### Given task
Go through the material and pull out every line with the string "this" in it.

## BEGIN Listed entries

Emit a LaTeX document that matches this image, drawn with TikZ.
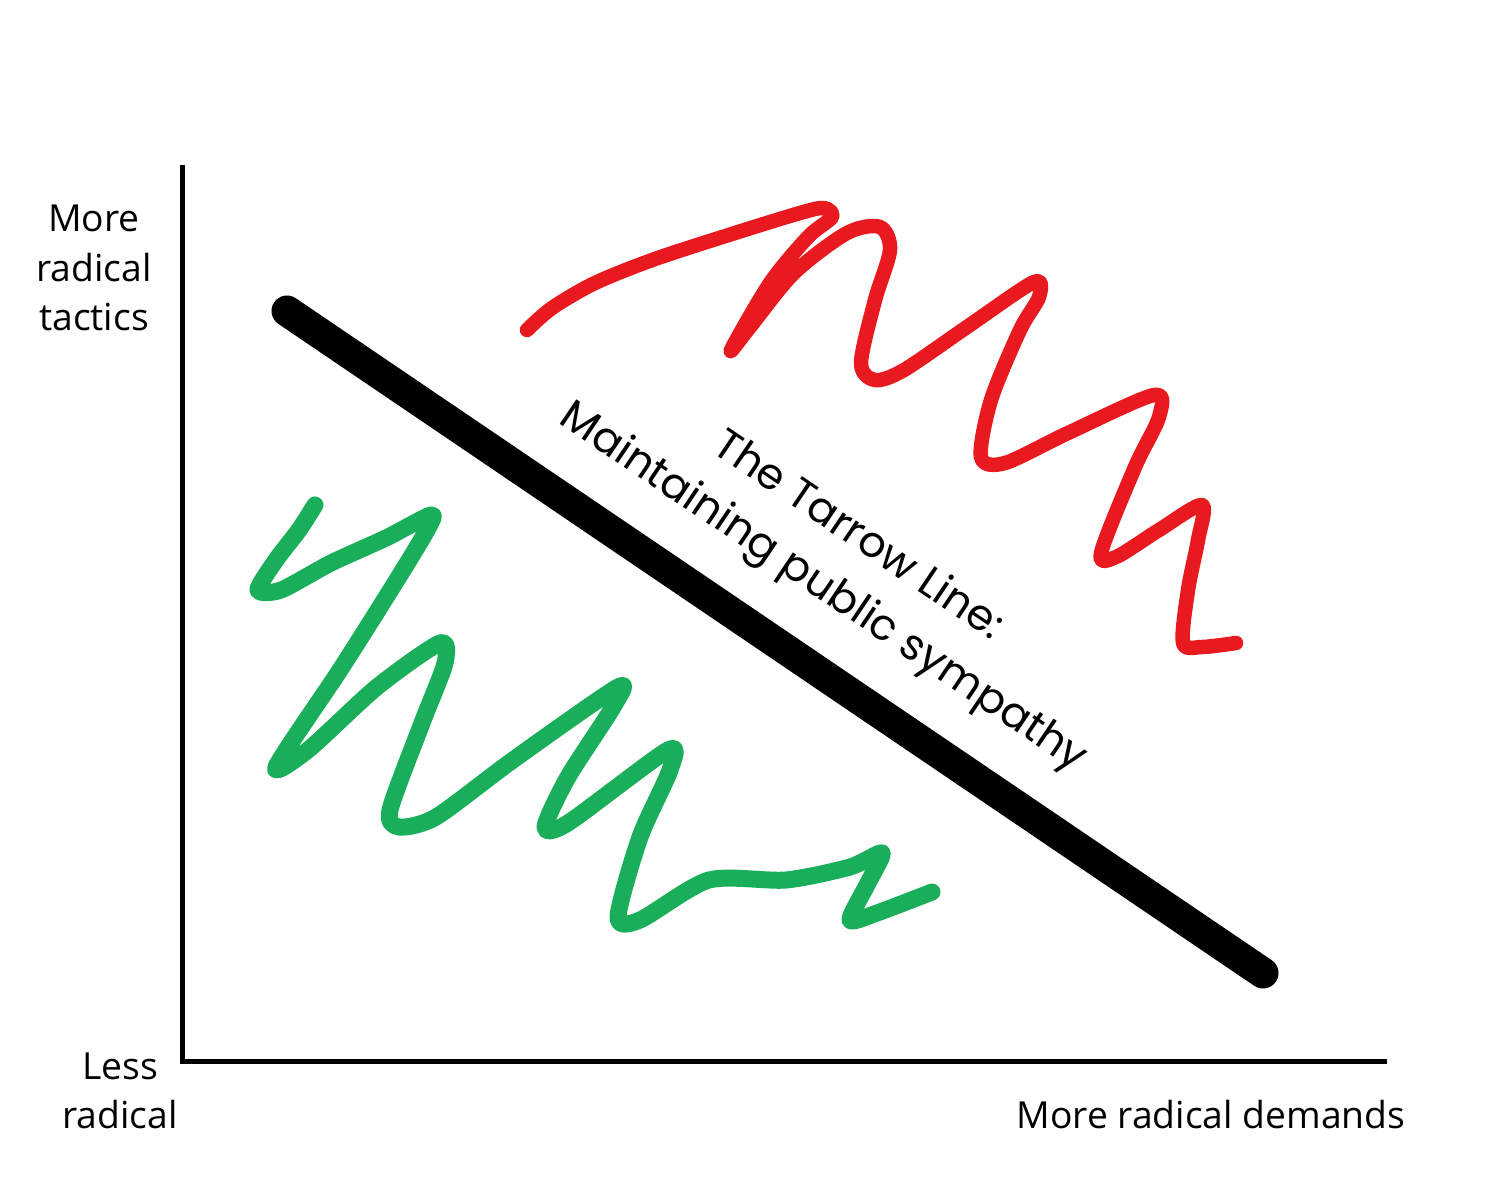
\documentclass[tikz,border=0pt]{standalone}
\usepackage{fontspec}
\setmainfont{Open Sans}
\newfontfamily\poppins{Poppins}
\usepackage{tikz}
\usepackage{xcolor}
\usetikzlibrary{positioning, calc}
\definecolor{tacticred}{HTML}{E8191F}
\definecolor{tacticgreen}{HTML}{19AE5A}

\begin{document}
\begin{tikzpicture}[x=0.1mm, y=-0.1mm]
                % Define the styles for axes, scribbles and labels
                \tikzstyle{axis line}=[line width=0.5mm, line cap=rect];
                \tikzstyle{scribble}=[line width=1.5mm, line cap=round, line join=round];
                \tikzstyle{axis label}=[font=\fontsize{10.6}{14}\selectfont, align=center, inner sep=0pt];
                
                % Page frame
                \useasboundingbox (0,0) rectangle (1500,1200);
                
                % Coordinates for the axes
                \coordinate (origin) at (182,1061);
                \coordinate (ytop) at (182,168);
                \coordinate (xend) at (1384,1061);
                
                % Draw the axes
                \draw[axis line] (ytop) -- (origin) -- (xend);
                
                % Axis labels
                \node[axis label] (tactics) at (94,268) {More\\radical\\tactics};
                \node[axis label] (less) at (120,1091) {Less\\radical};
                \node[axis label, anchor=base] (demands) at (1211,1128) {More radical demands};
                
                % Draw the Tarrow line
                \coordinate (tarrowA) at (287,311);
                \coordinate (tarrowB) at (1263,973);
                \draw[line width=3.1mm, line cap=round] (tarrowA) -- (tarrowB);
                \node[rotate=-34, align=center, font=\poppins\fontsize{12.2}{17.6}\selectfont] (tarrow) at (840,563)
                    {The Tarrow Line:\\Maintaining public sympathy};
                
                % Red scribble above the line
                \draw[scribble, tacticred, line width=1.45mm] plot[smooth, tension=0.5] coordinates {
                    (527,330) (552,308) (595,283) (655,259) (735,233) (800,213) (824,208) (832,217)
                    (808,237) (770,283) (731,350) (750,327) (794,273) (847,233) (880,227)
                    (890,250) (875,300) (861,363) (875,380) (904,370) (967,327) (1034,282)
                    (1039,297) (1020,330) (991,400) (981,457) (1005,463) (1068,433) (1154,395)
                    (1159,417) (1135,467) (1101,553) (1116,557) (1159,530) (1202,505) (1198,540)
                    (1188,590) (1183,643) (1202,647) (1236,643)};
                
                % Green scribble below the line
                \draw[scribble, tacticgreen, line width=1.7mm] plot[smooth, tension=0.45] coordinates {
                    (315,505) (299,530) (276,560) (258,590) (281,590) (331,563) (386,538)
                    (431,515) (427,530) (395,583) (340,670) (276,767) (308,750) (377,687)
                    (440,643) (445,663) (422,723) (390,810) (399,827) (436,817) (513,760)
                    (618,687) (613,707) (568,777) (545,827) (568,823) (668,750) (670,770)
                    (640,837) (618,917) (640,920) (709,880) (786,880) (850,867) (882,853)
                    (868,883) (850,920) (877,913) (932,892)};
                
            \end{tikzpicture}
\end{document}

## END Listed entries
## BEGIN Listed entries

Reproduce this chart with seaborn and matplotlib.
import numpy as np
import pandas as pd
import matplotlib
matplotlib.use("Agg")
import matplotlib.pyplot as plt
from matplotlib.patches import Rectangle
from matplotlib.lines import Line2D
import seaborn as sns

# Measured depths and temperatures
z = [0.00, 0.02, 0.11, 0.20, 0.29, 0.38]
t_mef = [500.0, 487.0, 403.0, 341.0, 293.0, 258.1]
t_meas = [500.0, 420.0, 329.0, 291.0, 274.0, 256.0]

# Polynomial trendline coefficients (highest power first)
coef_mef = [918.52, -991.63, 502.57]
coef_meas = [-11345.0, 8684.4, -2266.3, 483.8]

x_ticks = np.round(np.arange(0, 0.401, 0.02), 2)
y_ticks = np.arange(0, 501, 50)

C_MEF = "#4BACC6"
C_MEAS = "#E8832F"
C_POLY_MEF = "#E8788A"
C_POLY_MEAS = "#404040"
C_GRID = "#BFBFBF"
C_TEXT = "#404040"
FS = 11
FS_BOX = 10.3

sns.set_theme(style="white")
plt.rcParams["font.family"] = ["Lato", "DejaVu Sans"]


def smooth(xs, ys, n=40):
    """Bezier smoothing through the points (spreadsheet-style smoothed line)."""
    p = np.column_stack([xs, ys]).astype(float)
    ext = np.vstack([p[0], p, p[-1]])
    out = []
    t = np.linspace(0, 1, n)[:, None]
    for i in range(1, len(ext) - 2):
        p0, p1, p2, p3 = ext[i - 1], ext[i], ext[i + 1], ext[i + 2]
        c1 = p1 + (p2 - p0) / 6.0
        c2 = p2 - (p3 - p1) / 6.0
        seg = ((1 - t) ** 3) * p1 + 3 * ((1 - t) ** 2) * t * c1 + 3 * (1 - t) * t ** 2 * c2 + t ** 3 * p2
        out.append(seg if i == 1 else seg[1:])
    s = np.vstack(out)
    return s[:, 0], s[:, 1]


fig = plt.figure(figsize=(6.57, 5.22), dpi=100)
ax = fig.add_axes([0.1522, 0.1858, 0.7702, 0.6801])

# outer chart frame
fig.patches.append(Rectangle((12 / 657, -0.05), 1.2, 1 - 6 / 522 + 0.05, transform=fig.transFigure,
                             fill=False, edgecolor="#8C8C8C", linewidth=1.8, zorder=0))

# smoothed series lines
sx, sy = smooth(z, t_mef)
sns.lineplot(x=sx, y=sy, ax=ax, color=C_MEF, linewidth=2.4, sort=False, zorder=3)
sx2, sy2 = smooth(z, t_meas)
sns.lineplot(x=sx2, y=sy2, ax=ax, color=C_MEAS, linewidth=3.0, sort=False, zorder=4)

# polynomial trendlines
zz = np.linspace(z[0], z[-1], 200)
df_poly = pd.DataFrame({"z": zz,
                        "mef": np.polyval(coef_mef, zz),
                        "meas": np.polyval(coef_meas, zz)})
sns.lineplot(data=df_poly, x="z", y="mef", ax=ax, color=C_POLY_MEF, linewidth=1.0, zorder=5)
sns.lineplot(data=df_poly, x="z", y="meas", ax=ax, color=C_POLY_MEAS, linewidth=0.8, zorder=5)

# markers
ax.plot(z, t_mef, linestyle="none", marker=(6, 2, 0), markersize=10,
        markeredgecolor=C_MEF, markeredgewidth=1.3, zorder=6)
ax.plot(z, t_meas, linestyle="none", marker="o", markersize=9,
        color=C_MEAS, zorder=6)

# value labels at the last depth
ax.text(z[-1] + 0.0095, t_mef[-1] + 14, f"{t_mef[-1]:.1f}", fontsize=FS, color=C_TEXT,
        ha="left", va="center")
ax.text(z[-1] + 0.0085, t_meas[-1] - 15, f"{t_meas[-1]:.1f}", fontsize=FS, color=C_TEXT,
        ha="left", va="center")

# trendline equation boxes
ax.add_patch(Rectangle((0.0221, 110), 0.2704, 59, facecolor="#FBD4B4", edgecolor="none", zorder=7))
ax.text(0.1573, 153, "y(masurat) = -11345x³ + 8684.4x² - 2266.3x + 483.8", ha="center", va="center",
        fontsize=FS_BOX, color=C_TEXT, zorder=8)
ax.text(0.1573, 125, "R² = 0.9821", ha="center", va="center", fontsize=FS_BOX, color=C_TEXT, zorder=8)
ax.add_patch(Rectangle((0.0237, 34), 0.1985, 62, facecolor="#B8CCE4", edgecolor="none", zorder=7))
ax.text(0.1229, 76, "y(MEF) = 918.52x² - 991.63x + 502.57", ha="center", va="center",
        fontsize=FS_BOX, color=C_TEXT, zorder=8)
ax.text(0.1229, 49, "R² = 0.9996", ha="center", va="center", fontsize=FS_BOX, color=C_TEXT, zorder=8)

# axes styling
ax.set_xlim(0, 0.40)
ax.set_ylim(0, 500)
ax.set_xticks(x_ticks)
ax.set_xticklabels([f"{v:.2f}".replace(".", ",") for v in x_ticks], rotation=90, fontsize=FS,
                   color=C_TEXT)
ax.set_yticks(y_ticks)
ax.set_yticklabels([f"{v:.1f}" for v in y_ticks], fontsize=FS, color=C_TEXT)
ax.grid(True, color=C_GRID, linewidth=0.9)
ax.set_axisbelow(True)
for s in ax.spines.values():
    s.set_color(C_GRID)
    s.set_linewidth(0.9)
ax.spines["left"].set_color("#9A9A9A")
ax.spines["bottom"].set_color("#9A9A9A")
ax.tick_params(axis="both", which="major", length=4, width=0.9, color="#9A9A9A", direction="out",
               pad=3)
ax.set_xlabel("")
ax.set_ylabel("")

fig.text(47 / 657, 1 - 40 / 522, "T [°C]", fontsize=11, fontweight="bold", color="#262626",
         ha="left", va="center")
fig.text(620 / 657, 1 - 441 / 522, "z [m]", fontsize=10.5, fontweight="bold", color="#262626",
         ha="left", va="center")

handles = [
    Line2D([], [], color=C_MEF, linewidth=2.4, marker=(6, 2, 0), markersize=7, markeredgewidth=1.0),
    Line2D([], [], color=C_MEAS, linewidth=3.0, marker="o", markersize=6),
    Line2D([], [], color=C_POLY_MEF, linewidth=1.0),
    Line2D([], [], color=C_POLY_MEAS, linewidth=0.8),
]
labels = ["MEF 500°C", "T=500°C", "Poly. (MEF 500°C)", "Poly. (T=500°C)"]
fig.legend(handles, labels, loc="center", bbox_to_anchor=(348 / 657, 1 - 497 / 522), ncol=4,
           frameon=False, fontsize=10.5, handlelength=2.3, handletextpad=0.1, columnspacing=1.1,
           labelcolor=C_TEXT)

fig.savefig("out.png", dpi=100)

## END Listed entries
## BEGIN Listed entries

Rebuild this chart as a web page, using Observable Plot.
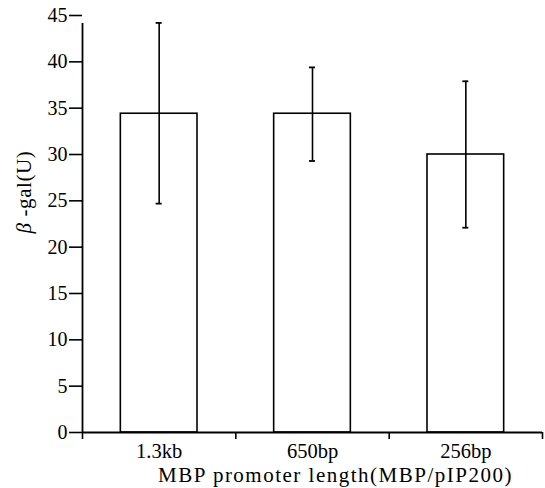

## END Listed entries

### Full answer
Emit a LaTeX document that matches this image, drawn with TikZ.
Reproduce this chart with seaborn and matplotlib.
Rebuild this chart as a web page, using Observable Plot.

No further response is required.